Salima Salam et Thierry Lazert aiment ce message

Thierry Lazert
@Ninn' A
Je n’ai pas voulu faire de Momo le personnage essentiel, tu sais. ll se trouvait qu’il était de ces boat people et parfois j’essayais d’imaginer ce qu’il avait vécu : mon imagination n’allait pas bien loin, j’abandonnais assez vite.

@Salima Salam
J’ai du mal à comprendre l’ensemble de la citation de GdM. Je crois que c’est une question de connecteurs logiques que je n’arrive pas à suivre. Enfin, bon.


Vous avez bien vu, le problème de « oh, pas bien, etc. », je vais revoir ça.

Je ne m’attendais pas à de la confusion chez les frères Queurot. Aussi méchant mais moins bête et donc plus dangereux, effectivement je n’avais pas vu la possibilité de cette lecture. Et peut-être qu’il faut rendre plus clair que l’ainé est plus petit, physiquement, que le cadet. Je vais me pencher là-dessus.

« Le mouvement de chute pour mieux le saudir » : vouliez-vous écrire sentir ?

Content de vous avoir embarquée dans une petite après-midi de Christian, Thierry et Thierry :))

Merci pour vos commentaires, Ninn’A et Salima.
Salima Salam
Je crois que je voulais dire : pour mieux le saisir.

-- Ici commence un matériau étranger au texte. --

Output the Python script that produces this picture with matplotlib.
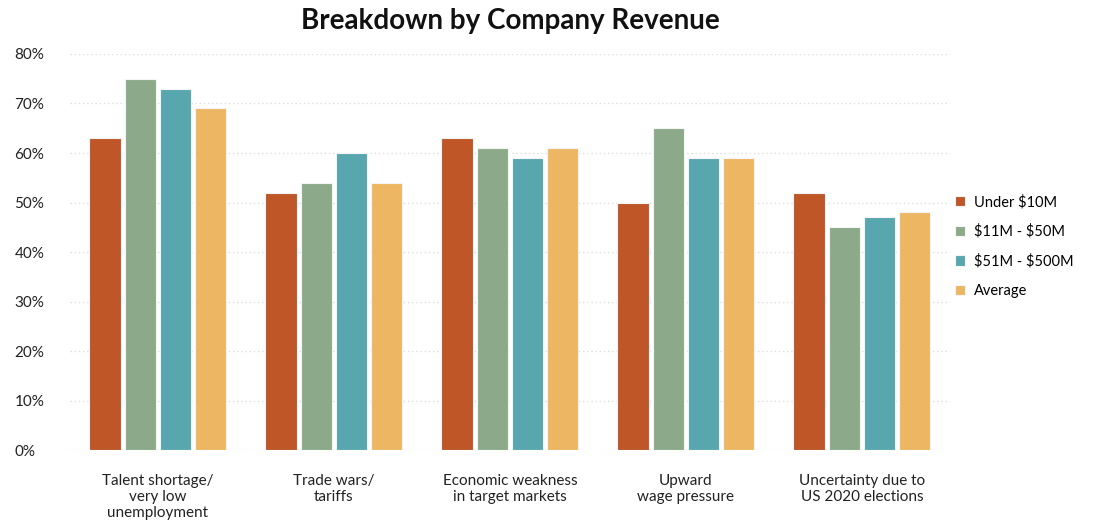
import numpy as np
import matplotlib.pyplot as plt
from matplotlib.ticker import PercentFormatter

categories = ['Talent shortage/\nvery low\nunemployment', 'Trade wars/\ntariffs',
              'Economic weakness\nin target markets', 'Upward\nwage pressure',
              'Uncertainty due to\nUS 2020 elections']
series_names = ['Under \\$10M', '\\$11M - \\$50M', '\\$51M - \\$500M', 'Average']
under_10m = [63, 52, 63, 50, 52]
m11_50 = [75, 54, 61, 65, 45]
m51_500 = [73, 60, 59, 59, 47]
average = [69, 54, 61, 59, 48]
colors = ['#BE5628', '#8CAA8A', '#58A7AE', '#EDB662']

plt.rcParams['font.family'] = ['Lato', 'DejaVu Sans']

fig = plt.figure(figsize=(10.93, 5.24), dpi=100)
ax = fig.add_axes([0.064, 0.141, 0.805, 0.756])

x = np.arange(len(categories))
pitch = 0.2
width = 0.178
for i, (name, vals) in enumerate(zip(series_names, [under_10m, m11_50, m51_500, average])):
    offs = (i - 1.5) * pitch
    ax.bar(x + offs, np.array(vals) / 100, width, color=colors[i], label=name,
           edgecolor='#f4f4f4', linewidth=0.8, zorder=3)

ax.set_xlim(-0.5, 4.5)
ax.set_ylim(0, 0.8)
ax.yaxis.set_major_formatter(PercentFormatter(1.0, decimals=0))
ax.set_yticks(np.arange(0, 0.81, 0.1))
ax.grid(axis='y', linestyle=(0, (1, 2)), color='#dddddd', linewidth=1, zorder=0)
ax.set_axisbelow(True)
for s in ax.spines.values():
    s.set_visible(False)
ax.tick_params(axis='both', length=0, labelsize=11, colors='#222222')
ax.tick_params(axis='x', pad=17)
ax.tick_params(axis='y', pad=40)
ax.set_xticks(x)
ax.set_xticklabels(categories, linespacing=1.2)
for lab in ax.get_yticklabels():
    lab.set_horizontalalignment('left')

fig.suptitle('Breakdown by Company Revenue', x=0.467, y=0.985, fontsize=20,
             fontweight='bold', color='#111111')

ax.legend(loc='center left', bbox_to_anchor=(0.862, 0.53), bbox_transform=fig.transFigure,
          frameon=False, fontsize=10.5, handlelength=0.7, handleheight=0.7,
          labelspacing=1.05, handletextpad=0.6)

fig.savefig('out.png', dpi=100)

Thierry Lazert aime ce message

Thierry Lazert
Ah mais ouiii, saisir, bien sûr !

Salima Salam aime ce message

Thierry Lazert
Voilà, j’ai corrigé les passages qui demandaient éclaircissements ou juste modifications dans la façon de parler du jeune garçon. Bonne lecture !
Salima Salam
Le passage de la planche est nickel maintenant. 
Par contre, celui des Queurots, même s'il est devenu clair, accroche à cet endroit :
"qui était tout en nerfs et qui prenait un malin plaisir à semer la terreur dès qu’il pouvait".
Ça, c'est assurément des expressions d'adulte. 
Si vous pouviez...

Thierry Lazert aime ce message

Thierry Lazert
Je place mon Christian Queurot entre vos mains, Salima !

Edit : 

Et voilà qui est fait !

Salima Salam aime ce message

Jihelka
Bref, quand on a bien planché,
Qu'on a bien tout corrigé,
Le texte, pareil aux skates,
Est sur des roulettes.

Thierry Lazert aime ce message

Salima Salam
Très bon comme ça. Plus d'objections de mon côté. Enfin si, un truc : vous avez véritablement deux personnages différents qui s'appellent tous les deux Christian ?
Comme dit GdM, on ne peut pas toujours faire la part des choses, et vous ne pouvez pas avoir deux Christian dans une si courte nouvelle juste parce qu'en vrai il arrive que deux personnes portent le même prénom.
Et puis un truc, qui me travaille, mais qui n'apparaît pas dans la nouvelle et qui ne pose pas problème : qui est le narrateur ? C'est Thierry Lazert, qui par hasard a un copain qui s'appelle lui aussi Thierry ? Ou bien c'est un enfant qui a pour copain Thierry Lazert ?

Thierry Lazert aime ce message

Thierry Lazert
@Salima Salam
Ha ! Je me suis amusé à suivre très fidèlement les hasards de la réalité : 

un copain, Christian, d’une part, et l’ennemi commun, Christian aussi, d’autre part.

Ensuite, Thierry était bien le pote et voisin du narrateur, moi, Thierry.

Vous m’apprenez qu’il ne peut y avoir deuux Christian dans une si courte nouvelle. J’ai pensé que ça datait bien le texte, du moment que les deux n’étaient pas « confondables ». Or il me semble qu’ils ne le sont pas, mzis je me trompe peut-être.

Salima Salam aime ce message

Salima Salam
Laissez comme ça, j'ai juste voulu vous casser la tête. Mais plus tard je veux repasser pour vous dire ce que dit GdM à ce sujet.